### Problem
Copy all of the material exactly. Pictures are not to appear in the copy.

### Data extract
□ □ □ □ □

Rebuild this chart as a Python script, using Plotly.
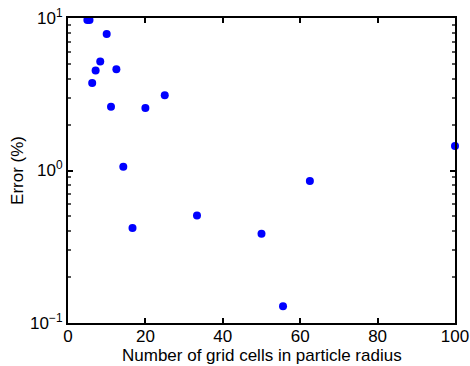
import plotly.graph_objects as go

grid_cells = [5.0, 5.56, 6.25, 7.14, 8.33, 10.0, 11.11, 12.5, 14.29, 16.67,
              20.0, 25.0, 33.33, 50.0, 55.56, 62.5, 100.0]
error_pct = [9.7, 9.7, 3.75, 4.53, 5.19, 7.85, 2.62, 4.61, 1.06, 0.42,
             2.57, 3.11, 0.506, 0.385, 0.129, 0.855, 1.45]

x_ticks = [0, 20, 40, 60, 80, 100]
y_ticks = [0.1, 1, 10]
y_ticktext = ["10<sup>\u22121</sup>", "10<sup>0</sup>", "10<sup>1</sup>"]
y_minor = [0.2, 0.3, 0.4, 0.5, 0.6, 0.7, 0.8, 0.9, 2, 3, 4, 5, 6, 7, 8, 9]

font = dict(family="Liberation Sans, Arial, sans-serif", size=17, color="black")

H, T, B = 366, 18, 43
plot_h = H - T - B

fig = go.Figure()
fig.add_trace(go.Scatter(
    x=grid_cells, y=error_pct, mode="markers",
    marker=dict(color="#0000FF", size=8, line=dict(width=0)),
    cliponaxis=False, showlegend=False,
))

fig.update_layout(
    width=470, height=H,
    margin=dict(l=68, r=15, t=T, b=B, autoexpand=False),
    paper_bgcolor="white", plot_bgcolor="white",
    font=font,
    xaxis=dict(
        range=[0, 100], tickvals=x_ticks, ticks="inside", ticklen=5,
        tickwidth=1.5, tickcolor="black", automargin=False,
        ticklabelstandoff=-3,
        showline=True, linecolor="black", linewidth=2, mirror="allticks",
        showgrid=False, zeroline=False,
        tickfont=font,
    ),
    yaxis=dict(
        type="log", range=[-1, 1], tickvals=y_ticks, ticktext=y_ticktext,
        ticks="inside", ticklen=5, tickwidth=1.5, tickcolor="black", automargin=False,
        showline=True, linecolor="black", linewidth=2, mirror="allticks",
        showgrid=False, zeroline=False,
        minor=dict(ticks="inside", ticklen=3, tickcolor="#555555",
                   tickvals=y_minor, showgrid=False),
        title=dict(text="Error (%)", font=font, standoff=2),
        tickfont=font,
    ),
    annotations=[dict(
        text="Number of grid cells in particle radius",
        xref="paper", yref="paper", x=0.5, y=-(355 - (H - B)) / plot_h,
        xanchor="center", yanchor="middle", showarrow=False, font=font,
    )],
)

fig.write_html("out.html")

□ □ □ □ □

### Solution
Rebuild this chart as a Python script, using Plotly.
import plotly.graph_objects as go

grid_cells = [5.0, 5.56, 6.25, 7.14, 8.33, 10.0, 11.11, 12.5, 14.29, 16.67,
              20.0, 25.0, 33.33, 50.0, 55.56, 62.5, 100.0]
error_pct = [9.7, 9.7, 3.75, 4.53, 5.19, 7.85, 2.62, 4.61, 1.06, 0.42,
             2.57, 3.11, 0.506, 0.385, 0.129, 0.855, 1.45]

x_ticks = [0, 20, 40, 60, 80, 100]
y_ticks = [0.1, 1, 10]
y_ticktext = ["10<sup>\u22121</sup>", "10<sup>0</sup>", "10<sup>1</sup>"]
y_minor = [0.2, 0.3, 0.4, 0.5, 0.6, 0.7, 0.8, 0.9, 2, 3, 4, 5, 6, 7, 8, 9]

font = dict(family="Liberation Sans, Arial, sans-serif", size=17, color="black")

H, T, B = 366, 18, 43
plot_h = H - T - B

fig = go.Figure()
fig.add_trace(go.Scatter(
    x=grid_cells, y=error_pct, mode="markers",
    marker=dict(color="#0000FF", size=8, line=dict(width=0)),
    cliponaxis=False, showlegend=False,
))

fig.update_layout(
    width=470, height=H,
    margin=dict(l=68, r=15, t=T, b=B, autoexpand=False),
    paper_bgcolor="white", plot_bgcolor="white",
    font=font,
    xaxis=dict(
        range=[0, 100], tickvals=x_ticks, ticks="inside", ticklen=5,
        tickwidth=1.5, tickcolor="black", automargin=False,
        ticklabelstandoff=-3,
        showline=True, linecolor="black", linewidth=2, mirror="allticks",
        showgrid=False, zeroline=False,
        tickfont=font,
    ),
    yaxis=dict(
        type="log", range=[-1, 1], tickvals=y_ticks, ticktext=y_ticktext,
        ticks="inside", ticklen=5, tickwidth=1.5, tickcolor="black", automargin=False,
        showline=True, linecolor="black", linewidth=2, mirror="allticks",
        showgrid=False, zeroline=False,
        minor=dict(ticks="inside", ticklen=3, tickcolor="#555555",
                   tickvals=y_minor, showgrid=False),
        title=dict(text="Error (%)", font=font, standoff=2),
        tickfont=font,
    ),
    annotations=[dict(
        text="Number of grid cells in particle radius",
        xref="paper", yref="paper", x=0.5, y=-(355 - (H - B)) / plot_h,
        xanchor="center", yanchor="middle", showarrow=False, font=font,
    )],
)

fig.write_html("out.html")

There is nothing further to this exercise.